**Information provided:**
=-=-=

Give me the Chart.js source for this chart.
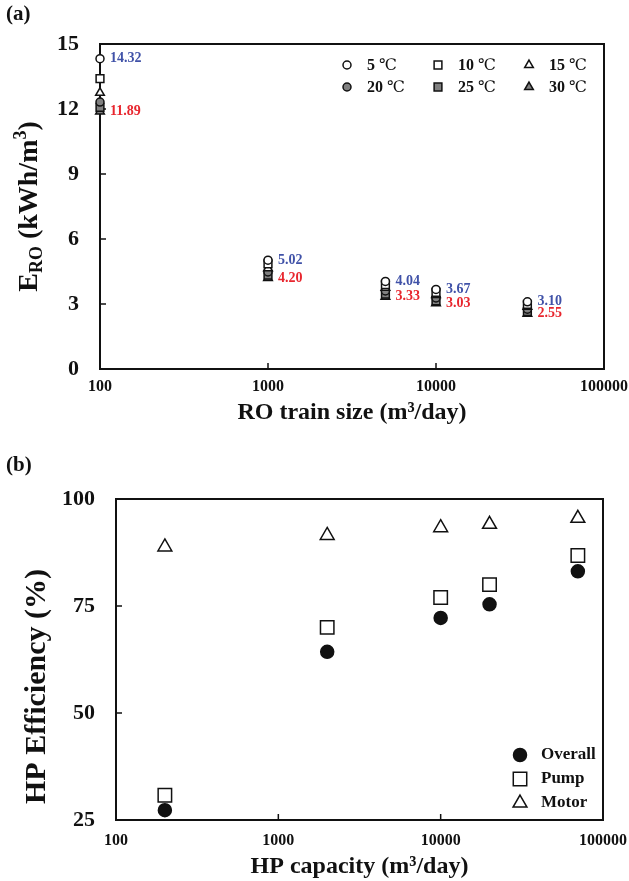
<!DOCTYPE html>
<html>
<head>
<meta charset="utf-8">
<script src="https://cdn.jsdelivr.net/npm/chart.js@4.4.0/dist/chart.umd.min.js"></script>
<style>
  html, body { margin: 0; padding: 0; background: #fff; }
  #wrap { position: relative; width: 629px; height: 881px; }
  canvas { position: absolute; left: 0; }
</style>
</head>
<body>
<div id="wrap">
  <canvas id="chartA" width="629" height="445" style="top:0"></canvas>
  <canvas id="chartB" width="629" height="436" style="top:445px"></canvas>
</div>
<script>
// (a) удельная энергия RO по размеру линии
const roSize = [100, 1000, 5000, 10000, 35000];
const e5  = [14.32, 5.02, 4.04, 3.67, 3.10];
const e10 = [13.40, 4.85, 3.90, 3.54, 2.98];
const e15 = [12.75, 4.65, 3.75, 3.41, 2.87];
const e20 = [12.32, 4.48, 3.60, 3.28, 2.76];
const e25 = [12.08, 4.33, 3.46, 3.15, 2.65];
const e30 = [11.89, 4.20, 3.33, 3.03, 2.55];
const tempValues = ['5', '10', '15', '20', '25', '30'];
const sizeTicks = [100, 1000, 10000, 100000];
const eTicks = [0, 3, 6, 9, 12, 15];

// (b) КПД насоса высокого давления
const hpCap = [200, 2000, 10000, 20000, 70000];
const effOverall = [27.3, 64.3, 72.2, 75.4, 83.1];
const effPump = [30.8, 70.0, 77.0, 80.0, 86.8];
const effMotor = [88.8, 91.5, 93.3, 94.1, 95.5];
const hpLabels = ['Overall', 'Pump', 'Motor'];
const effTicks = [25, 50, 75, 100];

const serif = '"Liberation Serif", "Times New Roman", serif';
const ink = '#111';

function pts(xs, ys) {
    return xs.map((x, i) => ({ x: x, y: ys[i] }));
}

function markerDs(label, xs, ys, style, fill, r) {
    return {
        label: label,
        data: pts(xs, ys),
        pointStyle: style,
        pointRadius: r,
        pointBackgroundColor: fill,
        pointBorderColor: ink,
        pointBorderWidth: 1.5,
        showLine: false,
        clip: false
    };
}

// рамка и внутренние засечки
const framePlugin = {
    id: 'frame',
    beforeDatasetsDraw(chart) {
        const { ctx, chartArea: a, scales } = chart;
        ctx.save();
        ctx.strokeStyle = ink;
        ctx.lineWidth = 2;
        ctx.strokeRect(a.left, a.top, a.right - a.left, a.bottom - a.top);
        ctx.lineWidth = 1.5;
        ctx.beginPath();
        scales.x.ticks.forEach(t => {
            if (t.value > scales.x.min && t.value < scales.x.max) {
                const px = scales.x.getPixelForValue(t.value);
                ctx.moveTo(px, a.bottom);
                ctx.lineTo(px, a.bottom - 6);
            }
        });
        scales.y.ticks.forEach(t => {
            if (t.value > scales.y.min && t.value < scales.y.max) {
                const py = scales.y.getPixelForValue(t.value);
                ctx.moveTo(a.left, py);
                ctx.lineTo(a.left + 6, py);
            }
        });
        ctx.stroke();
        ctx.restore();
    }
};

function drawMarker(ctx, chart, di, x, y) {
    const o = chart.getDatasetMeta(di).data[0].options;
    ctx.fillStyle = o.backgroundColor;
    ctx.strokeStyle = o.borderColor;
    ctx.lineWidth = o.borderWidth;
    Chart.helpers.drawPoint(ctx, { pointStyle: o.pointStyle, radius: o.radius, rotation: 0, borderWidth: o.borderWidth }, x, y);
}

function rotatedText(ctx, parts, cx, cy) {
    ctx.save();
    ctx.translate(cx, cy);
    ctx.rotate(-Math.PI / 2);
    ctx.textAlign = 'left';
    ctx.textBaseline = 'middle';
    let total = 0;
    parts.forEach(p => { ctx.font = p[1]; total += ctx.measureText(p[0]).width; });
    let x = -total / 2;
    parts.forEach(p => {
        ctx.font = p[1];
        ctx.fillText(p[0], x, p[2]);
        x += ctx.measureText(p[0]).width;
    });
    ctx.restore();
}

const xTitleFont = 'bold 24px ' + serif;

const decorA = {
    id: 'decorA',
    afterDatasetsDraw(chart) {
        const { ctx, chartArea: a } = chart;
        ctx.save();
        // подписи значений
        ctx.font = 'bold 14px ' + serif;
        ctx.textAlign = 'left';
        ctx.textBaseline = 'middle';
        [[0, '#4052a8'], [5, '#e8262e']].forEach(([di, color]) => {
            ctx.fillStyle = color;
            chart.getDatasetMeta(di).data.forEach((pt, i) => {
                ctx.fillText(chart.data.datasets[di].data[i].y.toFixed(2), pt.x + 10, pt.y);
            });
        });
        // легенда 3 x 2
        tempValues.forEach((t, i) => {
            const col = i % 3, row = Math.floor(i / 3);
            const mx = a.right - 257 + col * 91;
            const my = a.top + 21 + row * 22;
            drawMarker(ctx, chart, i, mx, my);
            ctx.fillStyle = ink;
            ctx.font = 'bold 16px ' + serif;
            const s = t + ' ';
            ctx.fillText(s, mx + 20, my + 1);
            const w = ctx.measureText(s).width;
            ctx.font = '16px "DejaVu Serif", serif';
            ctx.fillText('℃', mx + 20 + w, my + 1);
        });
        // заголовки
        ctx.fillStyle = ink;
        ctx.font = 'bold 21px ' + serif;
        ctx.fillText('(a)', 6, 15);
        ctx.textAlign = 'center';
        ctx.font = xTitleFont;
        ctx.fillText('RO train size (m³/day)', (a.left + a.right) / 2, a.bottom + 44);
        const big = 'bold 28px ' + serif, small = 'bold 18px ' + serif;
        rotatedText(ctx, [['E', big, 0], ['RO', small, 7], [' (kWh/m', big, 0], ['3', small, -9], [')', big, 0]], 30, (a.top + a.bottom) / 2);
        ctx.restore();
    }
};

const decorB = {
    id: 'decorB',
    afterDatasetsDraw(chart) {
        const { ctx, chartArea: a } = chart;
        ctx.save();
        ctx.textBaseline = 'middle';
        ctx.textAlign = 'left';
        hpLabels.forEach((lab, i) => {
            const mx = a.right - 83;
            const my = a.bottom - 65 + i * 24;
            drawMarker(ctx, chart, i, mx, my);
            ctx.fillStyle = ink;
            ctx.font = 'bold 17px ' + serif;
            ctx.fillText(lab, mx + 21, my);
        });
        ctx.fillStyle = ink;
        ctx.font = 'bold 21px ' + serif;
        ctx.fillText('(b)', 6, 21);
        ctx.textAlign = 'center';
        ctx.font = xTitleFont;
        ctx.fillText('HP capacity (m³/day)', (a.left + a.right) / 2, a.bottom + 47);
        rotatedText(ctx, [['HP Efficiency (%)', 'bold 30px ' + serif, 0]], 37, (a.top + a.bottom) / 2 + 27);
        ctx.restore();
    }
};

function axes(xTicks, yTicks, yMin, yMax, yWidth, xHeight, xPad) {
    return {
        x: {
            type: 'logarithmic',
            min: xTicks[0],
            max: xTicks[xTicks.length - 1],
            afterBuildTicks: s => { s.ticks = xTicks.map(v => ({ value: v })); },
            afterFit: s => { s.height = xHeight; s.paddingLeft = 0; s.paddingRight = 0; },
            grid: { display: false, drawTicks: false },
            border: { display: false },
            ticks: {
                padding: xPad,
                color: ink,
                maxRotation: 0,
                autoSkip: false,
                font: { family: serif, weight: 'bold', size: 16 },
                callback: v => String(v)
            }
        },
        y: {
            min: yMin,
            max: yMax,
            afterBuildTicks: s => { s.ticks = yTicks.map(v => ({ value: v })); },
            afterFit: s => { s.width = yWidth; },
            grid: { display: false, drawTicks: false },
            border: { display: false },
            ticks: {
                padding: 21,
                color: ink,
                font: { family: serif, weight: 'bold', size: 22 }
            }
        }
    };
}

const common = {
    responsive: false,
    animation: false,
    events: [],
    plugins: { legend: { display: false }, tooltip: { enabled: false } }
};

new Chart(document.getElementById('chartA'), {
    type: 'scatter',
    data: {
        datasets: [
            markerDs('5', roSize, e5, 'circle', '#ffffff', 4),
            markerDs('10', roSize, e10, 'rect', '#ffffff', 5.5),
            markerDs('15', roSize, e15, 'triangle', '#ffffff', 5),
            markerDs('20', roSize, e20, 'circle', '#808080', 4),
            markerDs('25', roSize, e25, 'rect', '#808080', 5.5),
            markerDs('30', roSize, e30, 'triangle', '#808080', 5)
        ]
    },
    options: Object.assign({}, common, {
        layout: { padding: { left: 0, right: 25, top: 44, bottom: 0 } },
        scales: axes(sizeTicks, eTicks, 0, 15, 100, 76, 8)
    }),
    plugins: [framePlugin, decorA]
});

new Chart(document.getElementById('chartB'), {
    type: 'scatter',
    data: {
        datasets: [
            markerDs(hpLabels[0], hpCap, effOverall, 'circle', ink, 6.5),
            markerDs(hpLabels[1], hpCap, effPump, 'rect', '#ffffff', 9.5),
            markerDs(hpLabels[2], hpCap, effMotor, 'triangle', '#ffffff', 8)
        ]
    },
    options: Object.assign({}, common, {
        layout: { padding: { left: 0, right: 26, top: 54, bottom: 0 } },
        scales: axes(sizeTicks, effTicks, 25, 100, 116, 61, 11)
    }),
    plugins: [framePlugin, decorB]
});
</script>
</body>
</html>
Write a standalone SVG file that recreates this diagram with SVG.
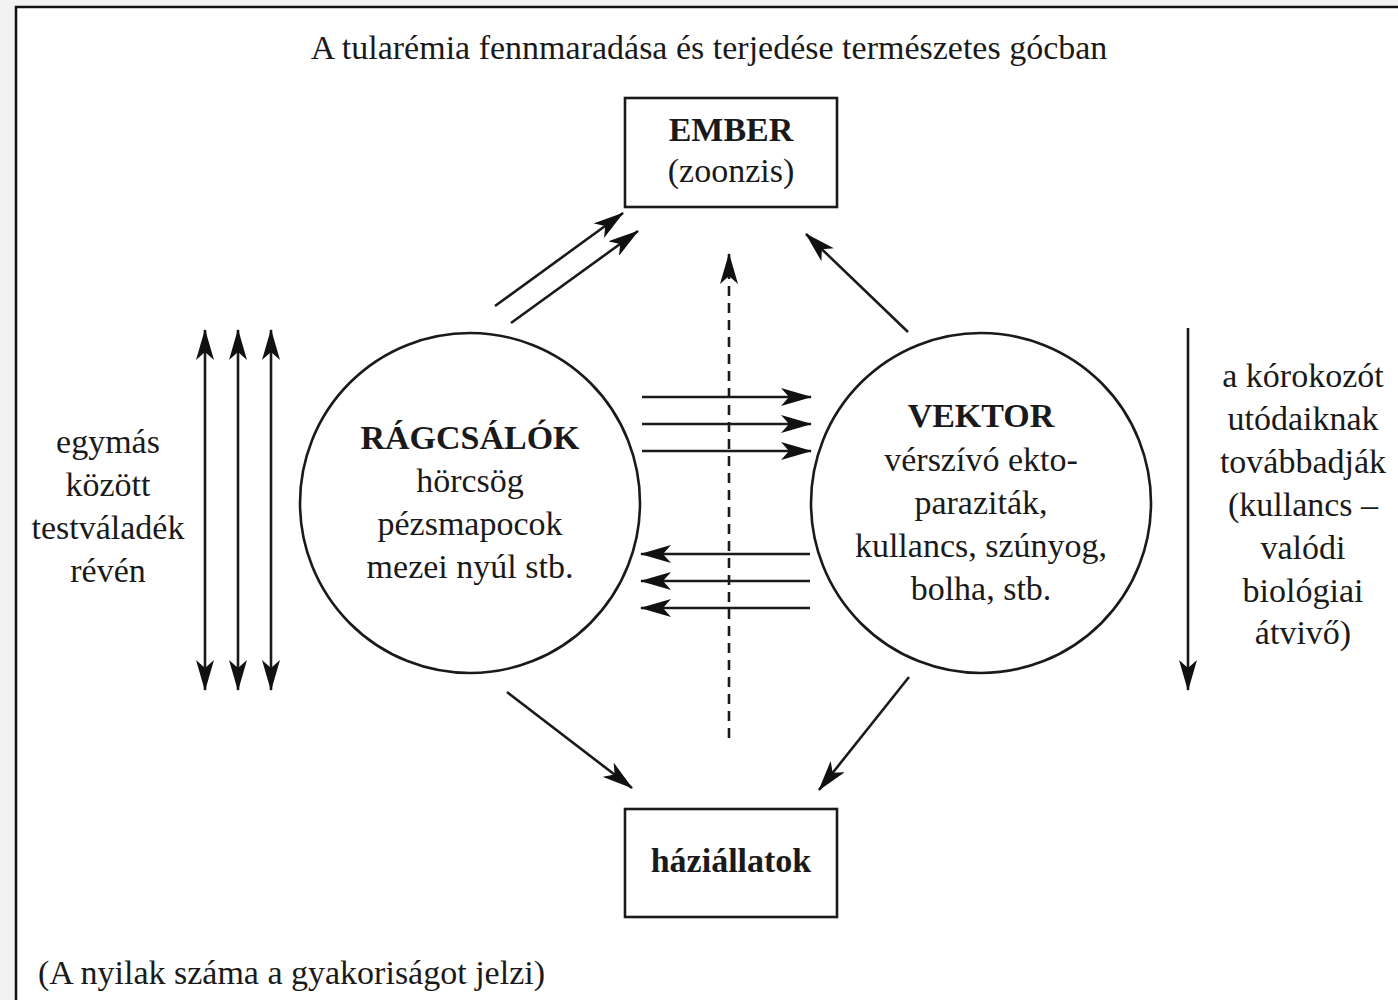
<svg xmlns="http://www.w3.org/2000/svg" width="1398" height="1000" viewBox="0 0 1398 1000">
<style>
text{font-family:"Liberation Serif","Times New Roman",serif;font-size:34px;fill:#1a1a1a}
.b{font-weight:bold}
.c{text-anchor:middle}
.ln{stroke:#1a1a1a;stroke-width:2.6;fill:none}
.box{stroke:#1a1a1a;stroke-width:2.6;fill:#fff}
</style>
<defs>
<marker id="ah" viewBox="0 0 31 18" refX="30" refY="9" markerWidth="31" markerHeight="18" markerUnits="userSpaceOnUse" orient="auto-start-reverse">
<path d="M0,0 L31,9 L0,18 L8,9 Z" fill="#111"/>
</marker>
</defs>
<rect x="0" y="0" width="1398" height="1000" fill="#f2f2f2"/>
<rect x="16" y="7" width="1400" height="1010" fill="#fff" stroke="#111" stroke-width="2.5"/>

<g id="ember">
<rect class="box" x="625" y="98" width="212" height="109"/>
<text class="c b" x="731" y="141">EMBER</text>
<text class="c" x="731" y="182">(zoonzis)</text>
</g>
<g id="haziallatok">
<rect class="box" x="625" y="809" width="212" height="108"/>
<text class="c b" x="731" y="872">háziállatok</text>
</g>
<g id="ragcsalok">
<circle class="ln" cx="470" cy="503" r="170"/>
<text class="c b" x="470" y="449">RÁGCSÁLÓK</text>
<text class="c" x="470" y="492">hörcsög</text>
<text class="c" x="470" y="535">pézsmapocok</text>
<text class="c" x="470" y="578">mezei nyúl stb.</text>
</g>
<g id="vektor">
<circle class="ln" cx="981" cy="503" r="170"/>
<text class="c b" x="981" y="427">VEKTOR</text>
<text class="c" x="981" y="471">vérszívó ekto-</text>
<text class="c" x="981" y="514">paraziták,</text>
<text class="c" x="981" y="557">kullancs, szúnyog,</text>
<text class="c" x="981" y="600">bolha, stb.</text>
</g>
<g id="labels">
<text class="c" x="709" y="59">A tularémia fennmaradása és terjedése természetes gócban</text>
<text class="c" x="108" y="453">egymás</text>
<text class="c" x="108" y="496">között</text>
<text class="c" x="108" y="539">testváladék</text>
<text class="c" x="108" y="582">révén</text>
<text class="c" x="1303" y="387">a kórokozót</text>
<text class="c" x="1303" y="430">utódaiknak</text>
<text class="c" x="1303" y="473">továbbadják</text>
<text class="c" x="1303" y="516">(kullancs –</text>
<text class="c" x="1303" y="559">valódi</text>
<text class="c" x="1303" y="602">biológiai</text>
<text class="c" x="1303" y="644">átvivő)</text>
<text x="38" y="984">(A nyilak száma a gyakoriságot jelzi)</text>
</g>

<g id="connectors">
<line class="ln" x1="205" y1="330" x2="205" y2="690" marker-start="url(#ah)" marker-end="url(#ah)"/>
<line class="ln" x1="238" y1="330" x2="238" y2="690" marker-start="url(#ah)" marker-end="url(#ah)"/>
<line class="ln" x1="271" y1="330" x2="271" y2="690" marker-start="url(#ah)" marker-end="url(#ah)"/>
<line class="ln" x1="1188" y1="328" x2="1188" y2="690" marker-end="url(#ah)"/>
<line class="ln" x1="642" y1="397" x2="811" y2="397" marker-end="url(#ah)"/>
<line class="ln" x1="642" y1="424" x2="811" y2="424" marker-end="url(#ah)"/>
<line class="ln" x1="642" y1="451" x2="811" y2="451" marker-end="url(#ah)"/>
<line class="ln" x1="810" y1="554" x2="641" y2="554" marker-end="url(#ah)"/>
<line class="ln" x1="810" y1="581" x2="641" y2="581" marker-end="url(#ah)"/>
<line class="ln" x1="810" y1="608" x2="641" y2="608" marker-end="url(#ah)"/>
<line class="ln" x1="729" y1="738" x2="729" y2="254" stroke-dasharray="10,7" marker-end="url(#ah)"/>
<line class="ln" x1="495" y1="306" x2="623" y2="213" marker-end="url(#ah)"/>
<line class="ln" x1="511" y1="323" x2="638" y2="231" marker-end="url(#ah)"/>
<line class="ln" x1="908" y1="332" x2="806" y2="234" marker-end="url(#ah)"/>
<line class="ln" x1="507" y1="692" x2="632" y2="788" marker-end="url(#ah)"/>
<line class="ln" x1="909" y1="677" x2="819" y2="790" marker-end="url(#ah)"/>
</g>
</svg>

=-=-=

**Problem requirements:**
In the material above, tally every line with the string "this" in it, then give that number alone.

**Written answer:**
2